> Regular social media platforms like Facebook have a single point of failure. If their servers go down, your content goes down with it.
While I agree with the principle of this argument, I think it's far more likely that any of the publicly available Mastodon instances goes boom long before Twitter does. My different kinds of social media activities might be spread across the fediverse, but all of my toots are only on one point of failure, and technically in significantly more incompetent hands than on Twitter.
I'm not disagreeing with this article per se – I want decentralized social media to succeed as much as everyone else – but it's much too brittle and technically minded for the people I mostly like to hang out with, i.e. non-techies.
> I think it's far more likely that any of the publicly available Mastodon instances goes boom long before Twitter does
as long as the admins give a heads-up, you can still move to another instance using the provided feature. If the instance spontaneously combusts, you're a bit out of luck, yes :(
That is true, yes. But then there's the fact that my identity is tied to that instance. All of my followers would have to go through the trouble of refollowing me on another instance, and that is only if I'm able to tell them that the instance I'm currently on is about to go bye-bye.
I stand corrected. I'd still rather have my own personal handle that I could point to any given Mastodon account (kind of like how email aliases work) but it's absolutely better than nothing.
IIRC you can move your account across instances and keep your followers, but the likelihood of that working successfully depends on the software running on your followers' instances.
In fact, in support of decentralisation I've been wanting to move my account off of mastodon.social for a long time now, but have not found (or even know where to look - no, the instance picker doesn't give me enough information) an instance that gives me even the confidence of mastodon.social that it will remain around, which already is lower than twitter.com's.
(And ideally one that lets me maintain my own blocklist rather than doing that for me, but I'm already accepting that at mastodon.social, so that's not a deal-breaker.)
Remove that number at the end and there are a lot more Feditips. One tip: you can easily subscribe to any Mastodon account through an RSS reader ... add '.rss' to the account's public page, there's your feed!
Yeah I know how to move my account, I just don't know where to yet :) I don't really care about an instance's vibe, since I only check my follower timeline anyway. That said, only a user count (especially without knowing how many of those are actually active users) doesn't give me too much confidence; I'd like to know who's behind it, and how and why they're going to keep it online in the long term.
That looks nice. Let's get back to this once any of those services has reached the kind of maturity that a non-techie is willing to sign up and start building their network. I have no idea what needs to happen for that to become the reality, though.
> once any of those services has reached the kind of maturity that a non-techie is willing to sign up and start building their network
Has the fediverse reached that level of maturity?
A single distributed network is more like twitter, instagram, or telegram. A federated network necessitates teaching about home servers, blacklists, server outages, etc.

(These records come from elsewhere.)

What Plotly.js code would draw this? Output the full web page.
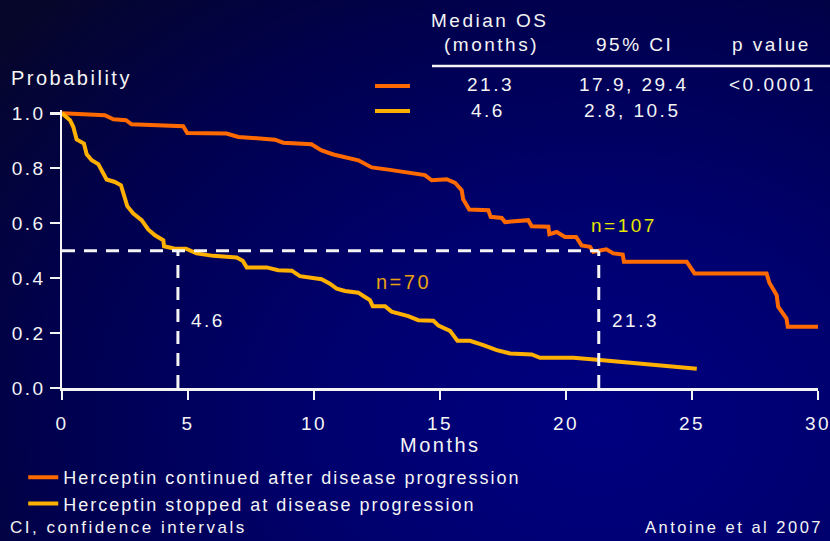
<!DOCTYPE html>
<html>
<head>
<meta charset="utf-8">
<script src="https://cdn.plot.ly/plotly-3.0.1.min.js"></script>
<style>
  html, body { margin:0; padding:0; width:830px; height:541px; overflow:hidden; }
  body { background: radial-gradient(ellipse 95% 110% at 72% 78%, #000080 0%, #00006e 35%, #00004e 70%, #06062a 100%); }
  #chart { width:830px; height:541px; }
  svg text { letter-spacing: 2.5px; }
  svg text.legendtext { letter-spacing: 2px; }
</style>
</head>
<body>
<div id="chart"></div>
<script>
// ---- data ----
const contMonths = [0, 1.7, 2.04, 2.54, 2.76, 4.81, 4.97, 6.53, 7.0, 7.59, 8.45, 8.78, 9.9, 10.3, 10.77, 11.76, 12.29, 12.95, 14.1, 14.4, 14.67, 15.27, 15.6, 15.86, 15.92, 16.16, 16.92, 17.01, 17.45, 17.58, 18.5, 18.64, 19.3, 19.34, 19.63, 19.96, 20.4, 20.62, 20.95, 21.08, 21.6, 21.88, 22.25, 22.3, 24.79, 25.1, 27.96, 28.07, 28.36, 28.42, 28.75, 28.8, 30.0];
const contProb   = [1.0, 0.993, 0.978, 0.975, 0.96, 0.953, 0.928, 0.926, 0.914, 0.91, 0.904, 0.893, 0.887, 0.865, 0.85, 0.829, 0.803, 0.795, 0.777, 0.775, 0.756, 0.76, 0.747, 0.72, 0.687, 0.65, 0.647, 0.623, 0.619, 0.604, 0.611, 0.589, 0.587, 0.56, 0.568, 0.55, 0.55, 0.519, 0.514, 0.496, 0.505, 0.49, 0.486, 0.46, 0.46, 0.417, 0.417, 0.383, 0.338, 0.296, 0.253, 0.223, 0.223];

const stopMonths = [0, 0.32, 0.45, 0.58, 0.87, 0.98, 1.18, 1.44, 1.77, 2.1, 2.34, 2.54, 2.59, 2.83, 3.16, 3.42, 3.69, 4.02, 4.05, 4.48, 4.92, 5.34, 6.0, 6.93, 7.17, 7.33, 8.12, 8.58, 9.12, 9.44, 10.3, 10.63, 10.9, 11.23, 11.76, 11.96, 12.22, 12.33, 12.82, 13.08, 13.74, 14.14, 14.74, 14.94, 15.4, 15.69, 16.19, 16.72, 17.25, 17.78, 18.64, 18.97, 20.29, 21.35, 22.67, 25.19];
const stopProb   = [1.0, 0.975, 0.95, 0.905, 0.89, 0.851, 0.829, 0.815, 0.759, 0.75, 0.738, 0.684, 0.662, 0.635, 0.611, 0.577, 0.556, 0.538, 0.516, 0.507, 0.507, 0.49, 0.481, 0.475, 0.463, 0.439, 0.439, 0.429, 0.427, 0.407, 0.396, 0.38, 0.362, 0.353, 0.347, 0.335, 0.32, 0.298, 0.298, 0.278, 0.262, 0.247, 0.245, 0.227, 0.208, 0.172, 0.172, 0.156, 0.138, 0.126, 0.122, 0.11, 0.11, 0.102, 0.092, 0.07];

const seriesNames = ["Herceptin continued after disease progression", "Herceptin stopped at disease progression"];
const groupN      = ["n=107", "n=70"];
const medianOS    = [21.3, 4.6];
const ci95        = ["17.9, 29.4", "2.8, 10.5"];
const pValue      = ["<0.0001", ""];
const medianLevel = 0.5;
const xTicks = [0, 5, 10, 15, 20, 25, 30];
const yTicks = [0, 0.2, 0.4, 0.6, 0.8, 1.0];

// ---- styling ----
const ORANGE = "#ff6a00";
const AMBER  = "#ffb000";
const WHITE  = "#f4f4f4";
const FONT   = "Liberation Sans, Arial, sans-serif";

const L = 62, R = 12, T = 110, B = 153, W = 830, H = 541;
const pw = W - L - R, ph = H - T - B;
const px = x => (x - L) / pw;
const py = y => (H - B - y) / ph;

const dashStyle = {color: WHITE, width: 3, dash: "13px,9px"};

const traces = [
  {x: contMonths, y: contProb, mode: "lines", name: seriesNames[0],
   line: {color: ORANGE, width: 4}, hoverinfo: "skip"},
  {x: stopMonths, y: stopProb, mode: "lines", name: seriesNames[1],
   line: {color: AMBER, width: 4}, hoverinfo: "skip"},
  {x: [0, medianOS[0]], y: [medianLevel, medianLevel], mode: "lines", showlegend: false, line: dashStyle, hoverinfo: "skip"},
  {x: [medianOS[1], medianOS[1]], y: [0, medianLevel], mode: "lines", showlegend: false, line: dashStyle, hoverinfo: "skip"},
  {x: [medianOS[0], medianOS[0]], y: [0, medianLevel], mode: "lines", showlegend: false, line: dashStyle, hoverinfo: "skip"}
];

const txt = (text, x, y, opts = {}) => Object.assign({
  text, x, y, xref: "paper", yref: "paper", showarrow: false,
  font: {family: FONT, size: 19, color: WHITE}, xanchor: "center", yanchor: "middle"
}, opts);
const f = (size, color = WHITE) => ({family: FONT, size, color});

const annotations = [
  txt("Probability", px(9), py(78), {xanchor: "left", font: f(20)}),
  txt("Months", px(440), py(445), {font: f(20)}),
  txt("Median OS", px(490), py(20)),
  txt("(months)", px(491), py(45)),
  txt("95% CI", px(634), py(45)),
  txt("p value", px(771), py(45)),
  txt(String(medianOS[0]), px(490), py(85)),
  txt(ci95[0], px(634), py(85)),
  txt(pValue[0], px(772), py(85)),
  txt(String(medianOS[1]), px(488), py(110)),
  txt(ci95[1], px(632), py(110)),
  txt(groupN[0], 20.9, 0.593, {xref: "x", yref: "y", xanchor: "left", font: f(19, "#e6e600")}),
  txt(groupN[1], 12.4, 0.385, {xref: "x", yref: "y", xanchor: "left", font: f(20, "#e8a010")}),
  txt(String(medianOS[1]), 5.05, 0.245, {xref: "x", yref: "y", xanchor: "left"}),
  txt(String(medianOS[0]), 21.75, 0.245, {xref: "x", yref: "y", xanchor: "left"}),
  txt("CI, confidence intervals", px(8), py(527), {xanchor: "left", font: f(17)}),
  txt("Antoine et al 2007", px(825), py(527), {xanchor: "right", font: f(16.5)})
];

const shapes = [
  {type: "line", xref: "paper", yref: "paper", x0: px(432), x1: px(830), y0: py(66), y1: py(66), line: {color: WHITE, width: 2.5}},
  {type: "line", xref: "paper", yref: "paper", x0: px(375), x1: px(410), y0: py(86), y1: py(86), line: {color: ORANGE, width: 4}},
  {type: "line", xref: "paper", yref: "paper", x0: px(375), x1: px(410), y0: py(111), y1: py(111), line: {color: AMBER, width: 4}}
];

const axisCommon = {
  showgrid: false, zeroline: false, showline: true, linecolor: WHITE, linewidth: 2.5,
  ticks: "outside", tickcolor: WHITE, tickwidth: 2.5, automargin: false,
  ticklabeloverflow: "allow",
  tickfont: {family: FONT, size: 19, color: WHITE}
};

const layout = {
  width: W, height: H,
  margin: {l: L, r: R, t: T, b: B, pad: 0, autoexpand: false},
  paper_bgcolor: "rgba(0,0,0,0)", plot_bgcolor: "rgba(0,0,0,0)",
  font: {family: FONT, color: WHITE},
  xaxis: Object.assign({}, axisCommon, {range: [0, 30], tickvals: xTicks, ticklen: 9, ticklabelstandoff: 8}),
  yaxis: Object.assign({}, axisCommon, {range: [0, 1.012], tickvals: yTicks, tickformat: ".1f", ticklen: 10, ticklabelstandoff: 0}),
  showlegend: true,
  legend: {xref: "container", yref: "container", x: 0.028, y: (H - 459) / H, xanchor: "left", yanchor: "top",
           bgcolor: "rgba(0,0,0,0)", font: f(18), tracegroupgap: 0, itemwidth: 30},
  annotations, shapes
};

Plotly.newPlot("chart", traces, layout, {staticPlot: true, displayModeBar: false});
</script>
</body>
</html>
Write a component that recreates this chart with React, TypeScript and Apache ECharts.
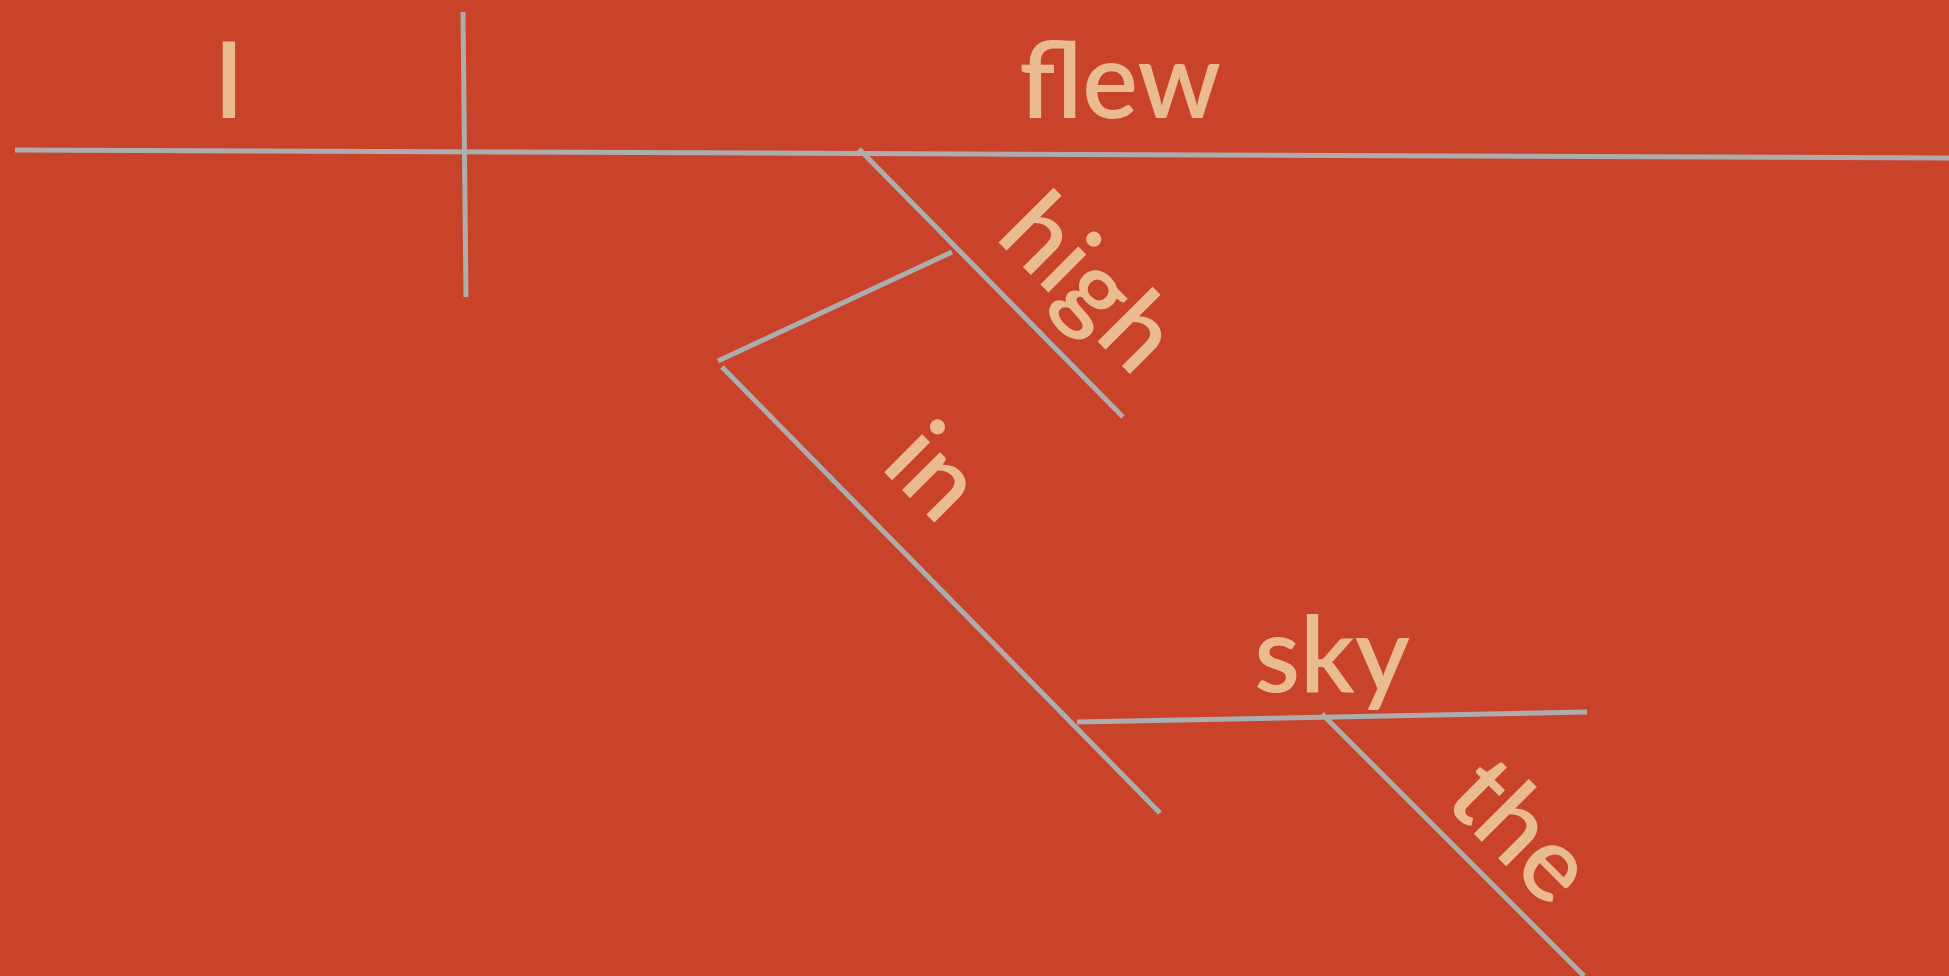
import React, { useEffect, useRef } from "react";
import * as echarts from "echarts";

// Diagram segments in page pixel units: [[x1, y1], [x2, y2]]
const subjectPredicateLine = [[15, 150], [1949, 158]];
const subjectDivider = [[463, 12], [466, 297]];
const highModifierLine = [[859, 149], [1123, 417]];
const prepositionConnector = [[952, 252], [718, 361]];
const prepositionLine = [[722, 367], [1160, 813]];
const objectLine = [[1077, 722], [1587, 712]];
const articleLine = [[1322, 714], [1584, 976]];

// Words of the sentence and where they sit
const words = ["I", "flew", "high", "in", "sky", "the"];
const wordX = [229, 1120, 1093, 938, 1332, 1525];
const wordY = [77, 77, 279, 468, 651, 827];
const wordAngle = [0, 0, -45, -45, 0, -45];

const segments = [
  subjectPredicateLine,
  subjectDivider,
  highModifierLine,
  prepositionConnector,
  prepositionLine,
  objectLine,
  articleLine,
];

const LINE_COLOR = "#ADADAD";
const TEXT_COLOR = "#F2D8AA";
const BG_COLOR = "#C9432B";

export default function App() {
  const ref = useRef<HTMLDivElement>(null);

  useEffect(() => {
    if (!ref.current) return;
    const chart = echarts.init(ref.current, undefined, { renderer: "svg" });
    const lineSeries = segments.map((seg, i) => ({
      type: "line",
      name: "seg" + i,
      data: seg,
      symbol: "none",
      silent: true,
      lineStyle: { color: LINE_COLOR, width: 5, cap: "butt" },
      z: 2,
    }));
    chart.setOption({
      animation: false,
      backgroundColor: BG_COLOR,
      grid: { left: 0, right: 0, top: 0, bottom: 0, containLabel: false },
      xAxis: { type: "value", min: 0, max: 1949, show: false },
      yAxis: { type: "value", min: 0, max: 976, inverse: true, show: false },
      series: [
        ...lineSeries,
        {
          type: "scatter",
          symbolSize: 0,
          silent: true,
          itemStyle: { color: "rgba(0,0,0,0)" },
          z: 3,
          data: words.map((w, i) => ({
            name: w,
            value: [wordX[i], wordY[i]],
            label: { rotate: wordAngle[i] },
          })),
          label: {
            show: true,
            position: "inside",
            formatter: "{b}",
            color: TEXT_COLOR,
            fontFamily: "Lato",
            fontSize: 105,
            fontWeight: 600,
          },
        },
      ],
    });
    return () => chart.dispose();
  }, []);

  return (
    <div
      ref={ref}
      style={{ position: "fixed", left: 0, top: 0, width: 1949, height: 976 }}
    />
  );
}
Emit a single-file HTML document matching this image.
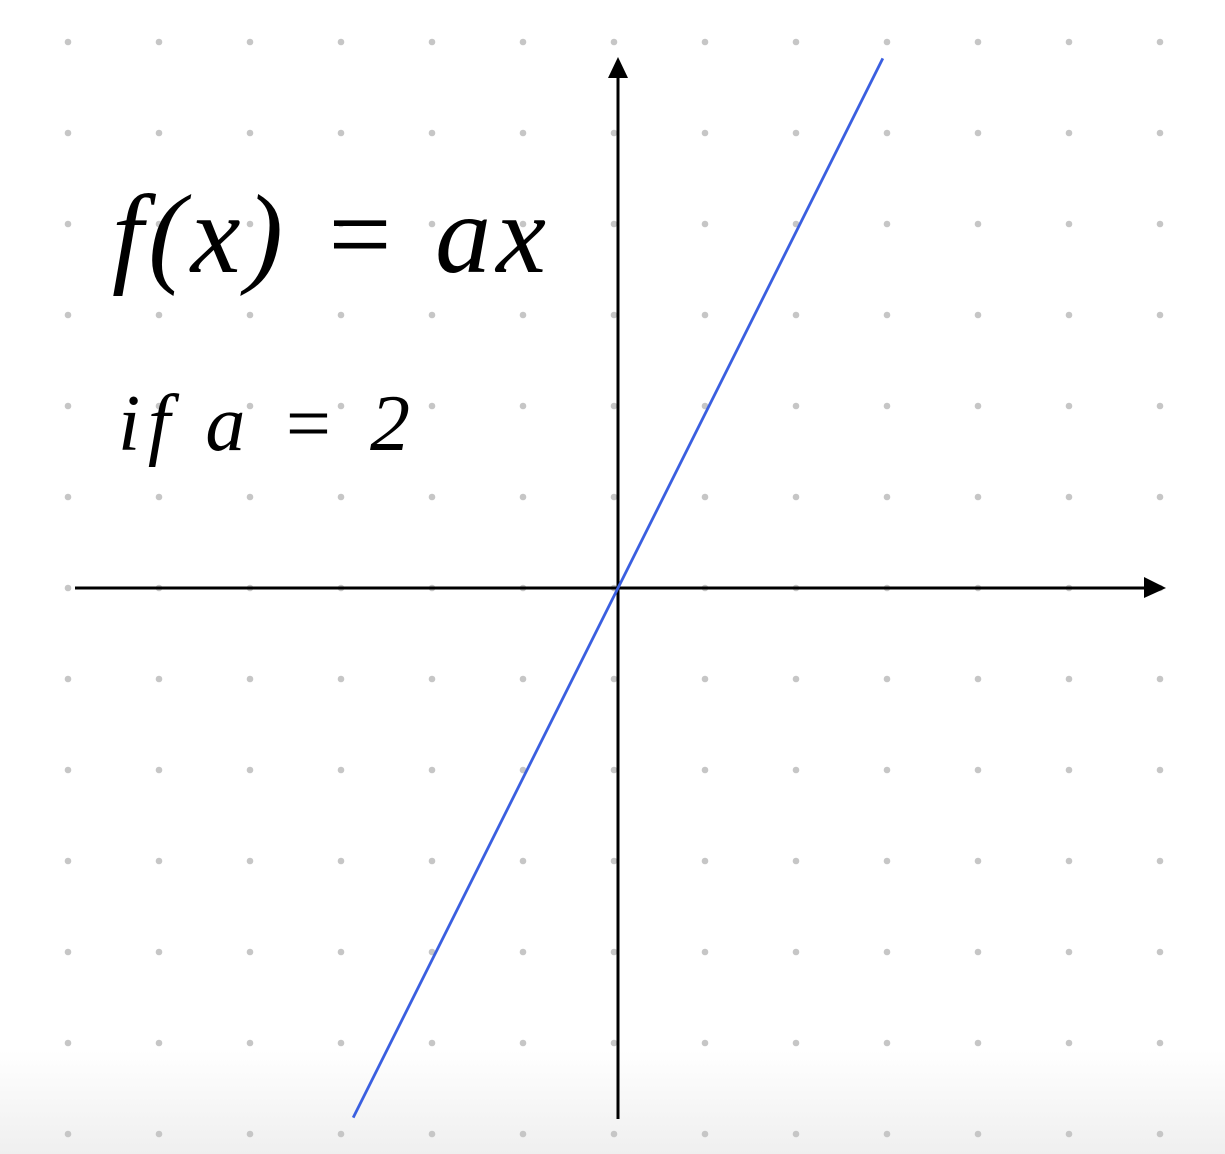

I've heard from people that work on Activity Pub though that they are moving towards making things function in a more distributed way (portable accounts for example). So things seem to be converging in that direction regardless.
That doesn't move your data to another instance though.
All Mastodon supports is
- Putting a 'I have a new account' notice on your old account
- Exporting your toots. They do not support importing toots, which means if the instance goes boom your old toots are, for all intents and purposes.
> all of my toots are only on one point of failure
I hadn't considered this before, but might this be an instance where a blockchain is actually useful? If you want to mitigate the brittleness of a single personal server hosting your toots, distribute/duplicate them across many personal servers? Then I guess we'd need to change our concept of "host" from "physical server" to "private/public key pair that enables encrypting toot history (so writes/edits/deletions) from an author and decrypting them for author+host subscribers".
Admittedly I'm a bit out of my depth here so maybe there's some reason this wouldn't work/would be a bad idea I'm not seeing at the moment (aside from the additional technical overhead).
While I agree with the principle of this argument, I think it's far more likely that any of the publicly available Mastodon instances goes boom long before Twitter does. My different kinds of social media activities might be spread across the fediverse, but all of my toots are only on one point of failure, and technically in significantly more incompetent hands than on Twitter.
I'm not disagreeing with this article per se – I want decentralized social media to succeed as much as everyone else – but it's much too brittle and technically minded for the people I mostly like to hang out with, i.e. non-techies.